Spengler, professor of public health and director of the Centre for Health and the Global Environment, told the WTTC Summit in Madrid: “We will be at a tipping point and that will mean huge climate disruption, sea level rise, acid sea water, coral reef destruction.”
But he suggested tourism could be part of a solution, saying: “It is through tourism that people might begin to understand that their health and the health of their children depend on addressing this.”
Darrell Wade, chief executive of PEAK Adventure Travel, told the Summit: “As an industry we don’t take this anywhere near seriously enough. We have to face up to it.
“The WTTC is increasingly successful at portraying travel as a huge industry. The negative side of that is that we could become a big target for governments, NGOs and shareholder activists.”
Seychelles minister of tourism and culture Alain St Ange said: “It is not just tourism, not someone holidaying for two weeks in the Seychelles, that is the problem. It is the development of massive cities.
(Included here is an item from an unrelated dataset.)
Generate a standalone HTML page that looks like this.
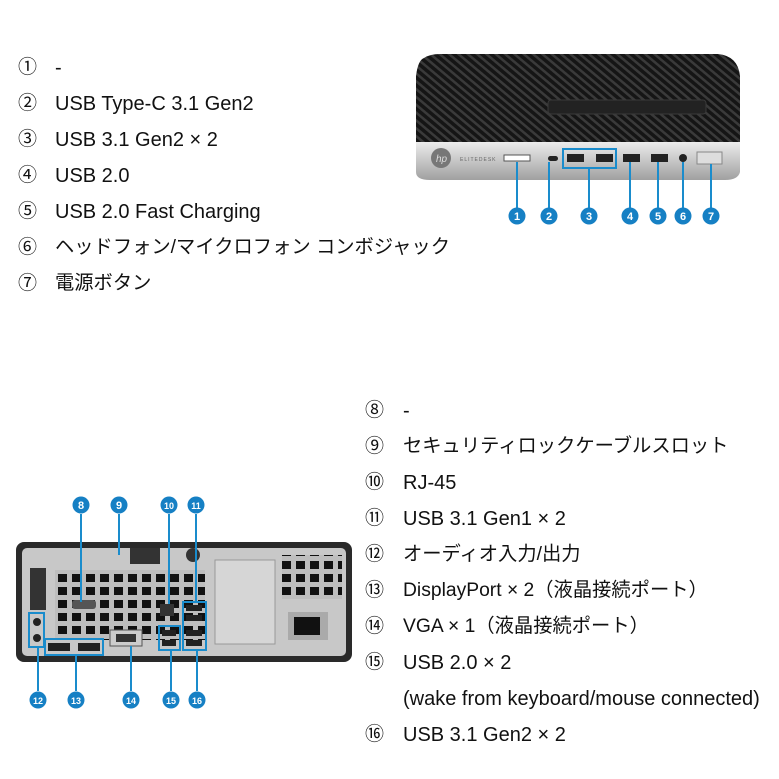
<!DOCTYPE html>
<html><head><meta charset="utf-8"><style>
body{margin:0;width:779px;height:779px;background:#fff;position:relative;overflow:hidden;font-family:"Liberation Sans","Noto Sans CJK JP",sans-serif;color:#111;}
.r{position:absolute;font-size:20px;line-height:22px;white-space:nowrap;}
.j{font-size:19.3px;}
.n{position:absolute;font-size:19px;line-height:22px;}
svg{position:absolute;left:0;top:0;}
</style></head><body>
<svg width="779" height="779" viewBox="0 0 779 779">
<defs>
<pattern id="str" width="6" height="6" patternUnits="userSpaceOnUse" patternTransform="rotate(-50)">
<rect width="6" height="6" fill="#151515"/><rect width="2.5" height="6" fill="#3a3a3a"/></pattern>
<linearGradient id="sil" x1="0" y1="0" x2="0" y2="1"><stop offset="0" stop-color="#ececec"/><stop offset="1" stop-color="#a0a0a0"/></linearGradient>
<pattern id="grid" width="14" height="13" patternUnits="userSpaceOnUse"><rect width="14" height="13" fill="#bdbdbd"/><rect x="2" y="2" width="9" height="8" fill="#111"/></pattern>
</defs>
<path d="M424 58 Q430 54 440 54 L718 54 Q738 56 740 76 L740 142 L416 142 L416 76 Q418 60 424 58Z" fill="url(#str)"/>
<path d="M416 142 L740 142 L740 172 Q738 180 725 180 L430 180 Q416 180 416 172Z" fill="url(#sil)"/>
<rect x="548" y="100" width="158" height="14" rx="3" fill="#222" stroke="#3a3a3a"/>
<circle cx="441" cy="158" r="10" fill="#777"/>
<text x="436" y="162" font-size="10" fill="#ddd" font-style="italic">hp</text>
<text x="460" y="161" font-size="5" fill="#666" letter-spacing="1">ELITEDESK</text>
<rect x="504" y="155" width="26" height="6" fill="#fff" stroke="#555"/>
<rect x="548" y="156" width="10" height="5" rx="2.5" fill="#222"/>
<rect x="563" y="149" width="53" height="19" fill="none" stroke="#1a8ccc" stroke-width="2"/>
<rect x="567" y="154" width="17" height="8" fill="#222"/><rect x="596" y="154" width="17" height="8" fill="#222"/>
<rect x="623" y="154" width="17" height="8" fill="#222"/><rect x="651" y="154" width="17" height="8" fill="#222"/>
<circle cx="683" cy="158" r="4" fill="#222"/>
<rect x="697" y="152" width="25" height="12" fill="#ddd" stroke="#888"/>
<g stroke="#1a8ccc" stroke-width="2">
<line x1="517" y1="162" x2="517" y2="210"/><line x1="549" y1="162" x2="549" y2="210"/><line x1="589" y1="168" x2="589" y2="210"/>
<line x1="630" y1="162" x2="630" y2="210"/><line x1="658" y1="162" x2="658" y2="210"/><line x1="683" y1="162" x2="683" y2="210"/><line x1="711" y1="164" x2="711" y2="210"/></g>
<g fill="#1680c4">
<circle cx="517" cy="216" r="8.5"/><circle cx="549" cy="216" r="8.5"/><circle cx="589" cy="216" r="8.5"/><circle cx="630" cy="216" r="8.5"/><circle cx="658" cy="216" r="8.5"/><circle cx="683" cy="216" r="8.5"/><circle cx="711" cy="216" r="8.5"/>
<circle cx="81" cy="505" r="8.5"/><circle cx="119" cy="505" r="8.5"/><circle cx="169" cy="505" r="8.5"/><circle cx="196" cy="505" r="8.5"/>
<circle cx="38" cy="700" r="8.5"/><circle cx="76" cy="700" r="8.5"/><circle cx="131" cy="700" r="8.5"/><circle cx="171" cy="700" r="8.5"/><circle cx="197" cy="700" r="8.5"/></g>
<g fill="#fff" font-size="11" font-weight="bold" text-anchor="middle">
<text x="517" y="220">1</text><text x="549" y="220">2</text><text x="589" y="220">3</text><text x="630" y="220">4</text><text x="658" y="220">5</text><text x="683" y="220">6</text><text x="711" y="220">7</text>
<text x="81" y="509">8</text><text x="119" y="509">9</text><text x="169" y="509" font-size="9">10</text><text x="196" y="509" font-size="9">11</text>
<text x="38" y="704" font-size="9">12</text><text x="76" y="704" font-size="9">13</text><text x="131" y="704" font-size="9">14</text><text x="171" y="704" font-size="9">15</text><text x="197" y="704" font-size="9">16</text></g>
<rect x="16" y="542" width="336" height="120" rx="8" fill="#2a2a2a"/>
<rect x="22" y="548" width="324" height="108" rx="5" fill="#c8c8c8"/>
<rect x="55" y="570" width="150" height="70" fill="url(#grid)"/>
<rect x="30" y="568" width="16" height="42" fill="#333"/>
<rect x="130" y="548" width="30" height="16" fill="#333"/>
<circle cx="193" cy="555" r="7" fill="#333"/>
<rect x="215" y="560" width="60" height="84" fill="#d6d6d6" stroke="#999"/>
<rect x="282" y="555" width="60" height="44" fill="url(#grid)"/>
<rect x="288" y="612" width="40" height="28" fill="#aaa"/><rect x="294" y="617" width="26" height="18" fill="#111"/>
<rect x="72" y="600" width="24" height="9" rx="3" fill="#555"/>
<rect x="110" y="630" width="32" height="16" fill="#ccc" stroke="#555"/><rect x="116" y="634" width="20" height="8" fill="#333"/>
<rect x="160" y="604" width="14" height="12" fill="#333"/>
<g fill="#222"><rect x="162" y="630" width="14" height="6"/><rect x="162" y="640" width="14" height="6"/>
<rect x="186" y="605" width="16" height="6"/><rect x="186" y="615" width="16" height="6"/><rect x="186" y="630" width="16" height="6"/><rect x="186" y="640" width="16" height="6"/>
<rect x="48" y="643" width="22" height="8"/><rect x="78" y="643" width="22" height="8"/>
<circle cx="37" cy="622" r="4"/><circle cx="37" cy="638" r="4"/></g>
<g fill="none" stroke="#1a8ccc" stroke-width="2">
<rect x="29" y="613" width="15" height="34"/><rect x="45" y="639" width="58" height="16"/>
<rect x="159" y="626" width="21" height="24"/><rect x="183" y="602" width="23" height="48"/>
<line x1="81" y1="514" x2="81" y2="602"/><line x1="119" y1="514" x2="119" y2="555"/><line x1="169" y1="514" x2="169" y2="604"/><line x1="196" y1="514" x2="196" y2="602"/>
<line x1="38" y1="647" x2="38" y2="691"/><line x1="76" y1="655" x2="76" y2="691"/><line x1="131" y1="646" x2="131" y2="691"/><line x1="171" y1="650" x2="171" y2="691"/><line x1="197" y1="650" x2="197" y2="691"/></g>
</svg>
<div class="n" style="left:18px;top:57px">①</div><div class="r" style="left:55px;top:57px">-</div>
<div class="n" style="left:18px;top:93px">②</div><div class="r" style="left:55px;top:93px">USB Type-C 3.1 Gen2</div>
<div class="n" style="left:18px;top:129px">③</div><div class="r" style="left:55px;top:129px">USB 3.1 Gen2 × 2</div>
<div class="n" style="left:18px;top:165px">④</div><div class="r" style="left:55px;top:165px">USB 2.0</div>
<div class="n" style="left:18px;top:201px">⑤</div><div class="r" style="left:55px;top:201px">USB 2.0 Fast Charging</div>
<div class="n" style="left:18px;top:237px">⑥</div><div class="r j" style="left:55px;top:237px">ヘッドフォン/マイクロフォン コンボジャック</div>
<div class="n" style="left:18px;top:273px">⑦</div><div class="r j" style="left:55px;top:273px">電源ボタン</div>
<div class="n" style="left:365px;top:400px">⑧</div><div class="r" style="left:403px;top:400px">-</div>
<div class="n" style="left:365px;top:436px">⑨</div><div class="r j" style="left:403px;top:436px">セキュリティロックケーブルスロット</div>
<div class="n" style="left:365px;top:472px">⑩</div><div class="r" style="left:403px;top:472px">RJ-45</div>
<div class="n" style="left:365px;top:508px">⑪</div><div class="r" style="left:403px;top:508px">USB 3.1 Gen1 × 2</div>
<div class="n" style="left:365px;top:544px">⑫</div><div class="r j" style="left:403px;top:544px">オーディオ入力/出力</div>
<div class="n" style="left:365px;top:580px">⑬</div><div class="r j" style="left:403px;top:580px">DisplayPort × 2（液晶接続ポート）</div>
<div class="n" style="left:365px;top:616px">⑭</div><div class="r j" style="left:403px;top:616px">VGA × 1（液晶接続ポート）</div>
<div class="n" style="left:365px;top:652px">⑮</div><div class="r" style="left:403px;top:652px">USB 2.0 × 2</div>
<div class="r" style="left:403px;top:688px">(wake from keyboard/mouse connected)</div>
<div class="n" style="left:365px;top:724px">⑯</div><div class="r" style="left:403px;top:724px">USB 3.1 Gen2 × 2</div>
</body></html>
“We totally depend on tourism. We are not responsible for the problem.”
Spengler agreed: “The fault goes wider. Since the first Rio Conference [in 1992] we’ve learned the word sustainable. We measure how bad we are. We manage flows. But the earth’s systems are not getting better. It is not making a big impact.”
He said: “We are at the end of the beginning. The mountain we have to climb is steeper because we have wasted time.”
Wade said: “I don’t think we have started the journey at all.”
But St Ange said: “Without tourism, poverty creeps in and that gives you another set of problems. It is not just tourism, it is all industries.”